◆ What you are asked to do: Transcribe the full listing below exactly.

━━━ Given material

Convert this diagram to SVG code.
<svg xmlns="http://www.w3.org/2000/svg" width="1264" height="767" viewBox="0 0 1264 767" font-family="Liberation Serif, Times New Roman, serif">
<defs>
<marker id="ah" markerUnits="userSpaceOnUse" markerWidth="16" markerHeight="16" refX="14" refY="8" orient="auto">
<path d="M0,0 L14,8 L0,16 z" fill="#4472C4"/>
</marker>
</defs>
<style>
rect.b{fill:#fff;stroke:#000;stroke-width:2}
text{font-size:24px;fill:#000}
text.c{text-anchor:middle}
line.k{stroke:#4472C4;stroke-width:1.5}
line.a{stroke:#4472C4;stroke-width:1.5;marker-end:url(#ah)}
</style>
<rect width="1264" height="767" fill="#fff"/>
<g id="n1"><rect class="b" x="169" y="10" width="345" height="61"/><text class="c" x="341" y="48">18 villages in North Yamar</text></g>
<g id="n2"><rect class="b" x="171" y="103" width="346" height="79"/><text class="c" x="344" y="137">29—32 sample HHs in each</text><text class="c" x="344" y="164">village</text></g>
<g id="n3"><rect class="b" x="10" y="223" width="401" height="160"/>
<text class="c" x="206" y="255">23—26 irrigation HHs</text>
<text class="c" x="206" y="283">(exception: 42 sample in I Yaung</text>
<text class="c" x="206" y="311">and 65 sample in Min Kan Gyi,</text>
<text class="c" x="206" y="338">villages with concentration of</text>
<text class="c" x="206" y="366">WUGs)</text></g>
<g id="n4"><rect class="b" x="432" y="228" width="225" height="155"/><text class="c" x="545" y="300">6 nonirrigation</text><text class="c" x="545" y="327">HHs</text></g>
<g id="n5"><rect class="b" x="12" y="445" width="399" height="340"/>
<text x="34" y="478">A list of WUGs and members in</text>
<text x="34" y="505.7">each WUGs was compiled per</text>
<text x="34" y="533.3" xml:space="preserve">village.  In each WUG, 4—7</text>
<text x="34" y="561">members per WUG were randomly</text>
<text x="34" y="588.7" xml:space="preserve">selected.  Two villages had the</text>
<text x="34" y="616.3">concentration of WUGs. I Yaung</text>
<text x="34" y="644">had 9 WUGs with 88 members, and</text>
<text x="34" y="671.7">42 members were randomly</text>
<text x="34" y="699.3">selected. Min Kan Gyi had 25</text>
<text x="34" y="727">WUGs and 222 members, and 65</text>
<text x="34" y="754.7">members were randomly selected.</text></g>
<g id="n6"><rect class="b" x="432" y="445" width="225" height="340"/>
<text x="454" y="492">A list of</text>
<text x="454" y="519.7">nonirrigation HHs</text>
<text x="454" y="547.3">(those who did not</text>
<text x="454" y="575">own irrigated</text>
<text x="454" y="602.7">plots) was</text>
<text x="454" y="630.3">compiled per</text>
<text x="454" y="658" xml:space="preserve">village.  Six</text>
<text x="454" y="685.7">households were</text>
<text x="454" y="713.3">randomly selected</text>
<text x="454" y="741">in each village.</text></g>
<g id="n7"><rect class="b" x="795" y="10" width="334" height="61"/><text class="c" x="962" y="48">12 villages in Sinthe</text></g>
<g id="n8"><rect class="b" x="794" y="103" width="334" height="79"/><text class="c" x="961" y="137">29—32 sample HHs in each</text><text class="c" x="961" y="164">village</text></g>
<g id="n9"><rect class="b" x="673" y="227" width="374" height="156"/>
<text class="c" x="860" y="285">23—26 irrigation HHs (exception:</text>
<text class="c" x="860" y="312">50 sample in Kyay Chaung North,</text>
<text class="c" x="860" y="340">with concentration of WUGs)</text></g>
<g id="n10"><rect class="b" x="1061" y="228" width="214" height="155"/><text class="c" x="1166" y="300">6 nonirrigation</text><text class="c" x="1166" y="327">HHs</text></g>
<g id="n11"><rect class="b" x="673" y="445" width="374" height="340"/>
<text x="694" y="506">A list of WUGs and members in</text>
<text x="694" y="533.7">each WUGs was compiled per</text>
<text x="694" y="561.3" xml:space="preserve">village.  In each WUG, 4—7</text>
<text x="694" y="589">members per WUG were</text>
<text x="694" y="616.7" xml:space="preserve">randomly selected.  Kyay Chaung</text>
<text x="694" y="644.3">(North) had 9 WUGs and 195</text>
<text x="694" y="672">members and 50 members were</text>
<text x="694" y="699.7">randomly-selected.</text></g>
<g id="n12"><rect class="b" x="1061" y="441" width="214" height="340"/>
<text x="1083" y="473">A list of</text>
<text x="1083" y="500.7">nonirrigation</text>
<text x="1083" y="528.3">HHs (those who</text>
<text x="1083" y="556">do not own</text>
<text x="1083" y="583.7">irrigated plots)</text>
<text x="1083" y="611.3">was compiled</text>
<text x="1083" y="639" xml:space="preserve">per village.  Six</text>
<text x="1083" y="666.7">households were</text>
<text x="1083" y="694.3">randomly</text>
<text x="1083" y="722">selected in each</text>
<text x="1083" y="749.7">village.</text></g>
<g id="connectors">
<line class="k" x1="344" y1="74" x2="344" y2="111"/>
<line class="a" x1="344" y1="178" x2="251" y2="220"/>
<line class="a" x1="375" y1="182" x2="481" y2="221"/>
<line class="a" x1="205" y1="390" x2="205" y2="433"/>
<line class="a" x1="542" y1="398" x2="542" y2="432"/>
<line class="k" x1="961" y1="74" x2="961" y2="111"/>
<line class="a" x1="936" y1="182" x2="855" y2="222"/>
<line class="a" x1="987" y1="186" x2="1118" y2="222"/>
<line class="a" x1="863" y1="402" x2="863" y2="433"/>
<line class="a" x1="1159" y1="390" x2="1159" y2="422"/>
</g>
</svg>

━━━━━━

◆ Final result:
Convert this diagram to SVG code.
<svg xmlns="http://www.w3.org/2000/svg" width="1264" height="767" viewBox="0 0 1264 767" font-family="Liberation Serif, Times New Roman, serif">
<defs>
<marker id="ah" markerUnits="userSpaceOnUse" markerWidth="16" markerHeight="16" refX="14" refY="8" orient="auto">
<path d="M0,0 L14,8 L0,16 z" fill="#4472C4"/>
</marker>
</defs>
<style>
rect.b{fill:#fff;stroke:#000;stroke-width:2}
text{font-size:24px;fill:#000}
text.c{text-anchor:middle}
line.k{stroke:#4472C4;stroke-width:1.5}
line.a{stroke:#4472C4;stroke-width:1.5;marker-end:url(#ah)}
</style>
<rect width="1264" height="767" fill="#fff"/>
<g id="n1"><rect class="b" x="169" y="10" width="345" height="61"/><text class="c" x="341" y="48">18 villages in North Yamar</text></g>
<g id="n2"><rect class="b" x="171" y="103" width="346" height="79"/><text class="c" x="344" y="137">29—32 sample HHs in each</text><text class="c" x="344" y="164">village</text></g>
<g id="n3"><rect class="b" x="10" y="223" width="401" height="160"/>
<text class="c" x="206" y="255">23—26 irrigation HHs</text>
<text class="c" x="206" y="283">(exception: 42 sample in I Yaung</text>
<text class="c" x="206" y="311">and 65 sample in Min Kan Gyi,</text>
<text class="c" x="206" y="338">villages with concentration of</text>
<text class="c" x="206" y="366">WUGs)</text></g>
<g id="n4"><rect class="b" x="432" y="228" width="225" height="155"/><text class="c" x="545" y="300">6 nonirrigation</text><text class="c" x="545" y="327">HHs</text></g>
<g id="n5"><rect class="b" x="12" y="445" width="399" height="340"/>
<text x="34" y="478">A list of WUGs and members in</text>
<text x="34" y="505.7">each WUGs was compiled per</text>
<text x="34" y="533.3" xml:space="preserve">village.  In each WUG, 4—7</text>
<text x="34" y="561">members per WUG were randomly</text>
<text x="34" y="588.7" xml:space="preserve">selected.  Two villages had the</text>
<text x="34" y="616.3">concentration of WUGs. I Yaung</text>
<text x="34" y="644">had 9 WUGs with 88 members, and</text>
<text x="34" y="671.7">42 members were randomly</text>
<text x="34" y="699.3">selected. Min Kan Gyi had 25</text>
<text x="34" y="727">WUGs and 222 members, and 65</text>
<text x="34" y="754.7">members were randomly selected.</text></g>
<g id="n6"><rect class="b" x="432" y="445" width="225" height="340"/>
<text x="454" y="492">A list of</text>
<text x="454" y="519.7">nonirrigation HHs</text>
<text x="454" y="547.3">(those who did not</text>
<text x="454" y="575">own irrigated</text>
<text x="454" y="602.7">plots) was</text>
<text x="454" y="630.3">compiled per</text>
<text x="454" y="658" xml:space="preserve">village.  Six</text>
<text x="454" y="685.7">households were</text>
<text x="454" y="713.3">randomly selected</text>
<text x="454" y="741">in each village.</text></g>
<g id="n7"><rect class="b" x="795" y="10" width="334" height="61"/><text class="c" x="962" y="48">12 villages in Sinthe</text></g>
<g id="n8"><rect class="b" x="794" y="103" width="334" height="79"/><text class="c" x="961" y="137">29—32 sample HHs in each</text><text class="c" x="961" y="164">village</text></g>
<g id="n9"><rect class="b" x="673" y="227" width="374" height="156"/>
<text class="c" x="860" y="285">23—26 irrigation HHs (exception:</text>
<text class="c" x="860" y="312">50 sample in Kyay Chaung North,</text>
<text class="c" x="860" y="340">with concentration of WUGs)</text></g>
<g id="n10"><rect class="b" x="1061" y="228" width="214" height="155"/><text class="c" x="1166" y="300">6 nonirrigation</text><text class="c" x="1166" y="327">HHs</text></g>
<g id="n11"><rect class="b" x="673" y="445" width="374" height="340"/>
<text x="694" y="506">A list of WUGs and members in</text>
<text x="694" y="533.7">each WUGs was compiled per</text>
<text x="694" y="561.3" xml:space="preserve">village.  In each WUG, 4—7</text>
<text x="694" y="589">members per WUG were</text>
<text x="694" y="616.7" xml:space="preserve">randomly selected.  Kyay Chaung</text>
<text x="694" y="644.3">(North) had 9 WUGs and 195</text>
<text x="694" y="672">members and 50 members were</text>
<text x="694" y="699.7">randomly-selected.</text></g>
<g id="n12"><rect class="b" x="1061" y="441" width="214" height="340"/>
<text x="1083" y="473">A list of</text>
<text x="1083" y="500.7">nonirrigation</text>
<text x="1083" y="528.3">HHs (those who</text>
<text x="1083" y="556">do not own</text>
<text x="1083" y="583.7">irrigated plots)</text>
<text x="1083" y="611.3">was compiled</text>
<text x="1083" y="639" xml:space="preserve">per village.  Six</text>
<text x="1083" y="666.7">households were</text>
<text x="1083" y="694.3">randomly</text>
<text x="1083" y="722">selected in each</text>
<text x="1083" y="749.7">village.</text></g>
<g id="connectors">
<line class="k" x1="344" y1="74" x2="344" y2="111"/>
<line class="a" x1="344" y1="178" x2="251" y2="220"/>
<line class="a" x1="375" y1="182" x2="481" y2="221"/>
<line class="a" x1="205" y1="390" x2="205" y2="433"/>
<line class="a" x1="542" y1="398" x2="542" y2="432"/>
<line class="k" x1="961" y1="74" x2="961" y2="111"/>
<line class="a" x1="936" y1="182" x2="855" y2="222"/>
<line class="a" x1="987" y1="186" x2="1118" y2="222"/>
<line class="a" x1="863" y1="402" x2="863" y2="433"/>
<line class="a" x1="1159" y1="390" x2="1159" y2="422"/>
</g>
</svg>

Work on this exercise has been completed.